Can someone in plain English without any complicated words explain the meaning of R^2???
I am trying to explain the relationship of r^2 and an equation I had for a parabola. But I dont understand it myself... can someone explain it to me clearly?
2007-11-12 03:41:58 · 3 answers · asked by Nina 3 in Science & Mathematics ➔ Mathematics
I have an equation for a parabola and the value of r^2= 0.998
Does it mean the equation is 99% accurate?? How does the value of r^2 calculate that?
2007-11-12 03:49:45 · update #1
When I am talking of r^2, I am talking of the statistical measure and the correlation coefficients
2007-11-12 04:03:01 · update #2
Are you talking about statistics? Where R-squared is the square of the coefficient of linear correlation? If so, I am not sure where a parabola fits in, as that is a nonlinear relationship.
Are you fitting data to a parabolic model to find estimates of the coefficients? those appear linearly.
At any rate, here is the general answer to your question. I will state it in terms of single-variable regression.
You have gathered ordered pairs of data (x, y) . The hope is to find a linear relationship by which the variable x can be used to predict the value of y. Of course, we don't expect this relationship to be exact, so the predictions will not be perfect. R^2 is a measure of how fuzzy we expect those predictions to be. When R^2 is close to 1, the relationship is almost exactly linear and the predictions will be almost perfect. When R^2 is close to 0, the linear equation we get does a lousy job of predicting y when x is given.
More precisely, it is possible to quantify the amount of variability in the measurements of y (when x is ignored). R^2 gives the percent of that variability that is "explained" by x.
So if R^2 = .98, then the introduction of x explains 98% of the variablity in y, leaving 2% of the variablity as yet "unexplained" and presumably accounted for by other random phenomena not taken into account.
2007-11-12 04:05:21 · answer #1 · answered by Michael M 7 · 1⤊ 0⤋
Okay... how weird.
y = ar^2 + br + c
Doesn't really matter what a, b, and c are. They could be any real number on the number line, except "a" MUST NOT be 0.
There are tilted parabolas in a form like:
y = ax^2 + bxy + cy^2 + dx + ey + f, such that the angle of rotation is [(1/2)arctan b/(a-c)], but I don't think we should get to that.
Okay, let's explain why y = ar^2 + br + c, when a is NOT 0, is always a parabola.

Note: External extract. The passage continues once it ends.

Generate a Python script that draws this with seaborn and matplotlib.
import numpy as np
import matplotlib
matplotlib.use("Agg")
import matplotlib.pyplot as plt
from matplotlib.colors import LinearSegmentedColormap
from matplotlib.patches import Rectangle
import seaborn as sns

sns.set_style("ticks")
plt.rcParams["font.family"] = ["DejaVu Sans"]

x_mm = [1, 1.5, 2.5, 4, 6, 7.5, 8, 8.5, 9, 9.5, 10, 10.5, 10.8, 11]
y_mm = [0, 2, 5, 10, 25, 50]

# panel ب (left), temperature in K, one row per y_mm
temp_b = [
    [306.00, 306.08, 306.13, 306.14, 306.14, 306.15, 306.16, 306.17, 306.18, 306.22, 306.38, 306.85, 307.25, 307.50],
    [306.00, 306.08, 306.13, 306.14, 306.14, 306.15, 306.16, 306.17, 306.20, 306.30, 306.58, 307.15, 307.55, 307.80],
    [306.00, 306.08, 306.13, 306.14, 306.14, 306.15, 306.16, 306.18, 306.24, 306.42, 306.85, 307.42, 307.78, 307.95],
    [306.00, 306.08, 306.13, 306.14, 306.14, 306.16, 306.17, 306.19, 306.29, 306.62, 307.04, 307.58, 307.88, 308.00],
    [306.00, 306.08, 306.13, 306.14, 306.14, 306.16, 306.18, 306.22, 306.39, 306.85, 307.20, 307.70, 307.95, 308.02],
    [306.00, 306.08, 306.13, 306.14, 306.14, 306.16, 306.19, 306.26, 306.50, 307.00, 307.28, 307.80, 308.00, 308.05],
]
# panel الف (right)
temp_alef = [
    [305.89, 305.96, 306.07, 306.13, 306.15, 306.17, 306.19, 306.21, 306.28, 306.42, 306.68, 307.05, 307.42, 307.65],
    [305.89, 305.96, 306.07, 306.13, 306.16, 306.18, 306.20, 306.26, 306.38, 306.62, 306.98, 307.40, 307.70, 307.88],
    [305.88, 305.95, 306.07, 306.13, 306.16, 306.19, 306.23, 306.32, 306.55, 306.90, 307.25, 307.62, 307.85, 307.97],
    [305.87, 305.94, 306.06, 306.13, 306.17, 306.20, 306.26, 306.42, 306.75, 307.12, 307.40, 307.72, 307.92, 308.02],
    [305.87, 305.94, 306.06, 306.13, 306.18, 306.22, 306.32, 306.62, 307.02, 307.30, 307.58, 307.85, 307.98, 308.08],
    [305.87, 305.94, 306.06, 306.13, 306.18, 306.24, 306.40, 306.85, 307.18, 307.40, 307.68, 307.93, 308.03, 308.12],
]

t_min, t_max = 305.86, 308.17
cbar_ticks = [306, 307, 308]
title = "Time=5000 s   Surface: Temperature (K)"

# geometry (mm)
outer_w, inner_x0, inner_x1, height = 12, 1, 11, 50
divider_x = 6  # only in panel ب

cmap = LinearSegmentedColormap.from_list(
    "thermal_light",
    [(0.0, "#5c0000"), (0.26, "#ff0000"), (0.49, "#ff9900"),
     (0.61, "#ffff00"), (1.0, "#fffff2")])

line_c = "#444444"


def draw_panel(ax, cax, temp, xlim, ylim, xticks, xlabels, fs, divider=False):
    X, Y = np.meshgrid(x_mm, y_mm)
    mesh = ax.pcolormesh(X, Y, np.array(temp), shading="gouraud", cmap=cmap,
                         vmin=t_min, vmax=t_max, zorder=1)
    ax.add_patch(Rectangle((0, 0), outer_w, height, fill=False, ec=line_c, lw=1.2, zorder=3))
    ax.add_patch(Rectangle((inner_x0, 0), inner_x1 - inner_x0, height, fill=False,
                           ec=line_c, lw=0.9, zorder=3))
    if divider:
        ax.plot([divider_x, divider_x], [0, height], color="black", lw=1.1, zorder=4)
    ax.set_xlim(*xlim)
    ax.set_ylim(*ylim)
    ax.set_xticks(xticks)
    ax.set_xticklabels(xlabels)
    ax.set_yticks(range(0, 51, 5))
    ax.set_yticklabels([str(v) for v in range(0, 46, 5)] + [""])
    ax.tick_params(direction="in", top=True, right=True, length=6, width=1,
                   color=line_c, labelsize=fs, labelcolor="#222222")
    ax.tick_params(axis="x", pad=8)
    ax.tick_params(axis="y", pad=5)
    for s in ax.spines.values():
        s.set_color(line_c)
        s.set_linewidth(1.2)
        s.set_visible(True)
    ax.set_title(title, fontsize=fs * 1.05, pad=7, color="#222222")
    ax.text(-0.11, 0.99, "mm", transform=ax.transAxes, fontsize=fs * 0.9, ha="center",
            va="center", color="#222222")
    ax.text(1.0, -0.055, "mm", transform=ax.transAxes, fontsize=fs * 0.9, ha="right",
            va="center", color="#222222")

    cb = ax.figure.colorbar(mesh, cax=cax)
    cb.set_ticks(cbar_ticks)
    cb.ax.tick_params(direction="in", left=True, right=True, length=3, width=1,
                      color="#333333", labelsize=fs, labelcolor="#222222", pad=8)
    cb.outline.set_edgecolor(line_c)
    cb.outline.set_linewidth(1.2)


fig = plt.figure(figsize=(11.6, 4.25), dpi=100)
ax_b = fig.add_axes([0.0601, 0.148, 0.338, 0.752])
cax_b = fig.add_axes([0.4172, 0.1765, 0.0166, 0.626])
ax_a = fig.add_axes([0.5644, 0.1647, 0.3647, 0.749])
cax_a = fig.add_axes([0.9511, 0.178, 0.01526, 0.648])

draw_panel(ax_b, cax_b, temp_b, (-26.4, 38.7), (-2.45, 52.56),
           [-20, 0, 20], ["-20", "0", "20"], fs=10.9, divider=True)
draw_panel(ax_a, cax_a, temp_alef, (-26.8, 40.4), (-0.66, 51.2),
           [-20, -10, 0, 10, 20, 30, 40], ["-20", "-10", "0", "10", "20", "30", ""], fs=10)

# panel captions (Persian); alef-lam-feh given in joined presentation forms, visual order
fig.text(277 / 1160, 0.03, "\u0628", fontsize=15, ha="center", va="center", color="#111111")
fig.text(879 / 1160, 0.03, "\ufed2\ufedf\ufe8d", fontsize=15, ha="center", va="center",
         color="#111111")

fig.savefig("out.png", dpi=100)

Let's first keep in mind that a parabola is also:
a(y-k) = (x-h)^2
So every parabola is only a translation of the other. So if I moved all of them so that their vertex is at the origin...
They would clearly be a parabola like:
y = ar^2
This function is even, meaning that it is symmetrical from the y-axis. If the x values are opposite each other, their y-partner is always the same. And you can say that this is the definition of a parabola (not the mathematical one, they might include words like locus).
And this is why ALL y = ar^2 + br + c, such that a is NOT 0, is always a parabola.
2007-11-12 03:58:12 · answer #2 · answered by UnknownD 6 · 0⤊ 0⤋
R^2 means two-dimensional. On your cartesian place it would mean you have an x and y component.
2007-11-12 03:44:45 · answer #3 · answered by Anonymous · 0⤊ 0⤋